Anatolijs Gorbunovs, Latvia's minister of transport, stressed the importance of investments in Latvian infrastructure. He said he thought it important for Latvia to have an excellent infrastructure so that potential transit clients will not be lost to nearby countries.
Yermoshin said that Russia is constructing new ports and investing in its infrastructure. But he preferred Belarus to work closer together on transit issues with Latvia, and he hoped transportation costs would go down there.
"Exports are the most important business for Belarus," he said. "Every year we export a total of $9 billion."
There are currently two companies in Ventspils Free Port that enjoy all the benefits of close cooperation with Belarusian export companies - Kalija Parks and Ventspils Commercial Port.
"The mutually profitable relationship between Ventspils and Belarus is growing," said Sergey Odincov, spokesman for Kalija Parks. "Last year, the flow of cargo from Belarus through the port of Ventspils doubled compared to last year."
Later this year, Kalija Parks intends to invest in building one more warehouse with a capacity of 60,000 tons.
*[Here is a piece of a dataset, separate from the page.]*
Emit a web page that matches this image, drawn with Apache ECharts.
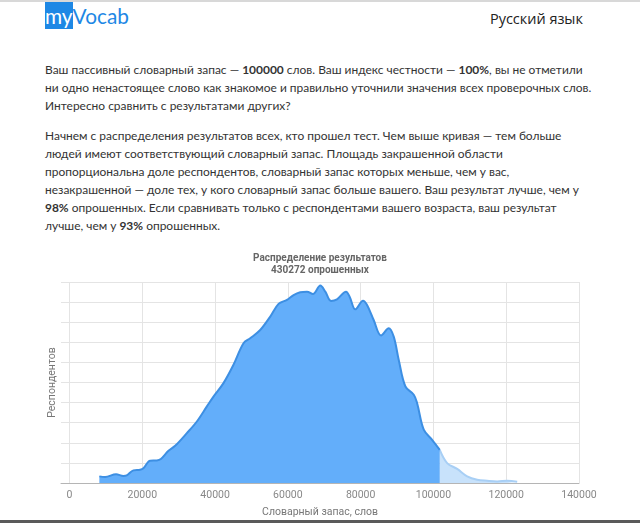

This project is estimated to have a price tag of $10 million, and the company is planning to invite the producers of mineral fertilizers from Russia and Belarus to help pay the bill.
Still, most of the freight through Ventspils that comes from Belarus consists of metals, timber and machinery. Belarus also uses the port for imports, mostly raw sugar to be processed in Belarusian sugar factories.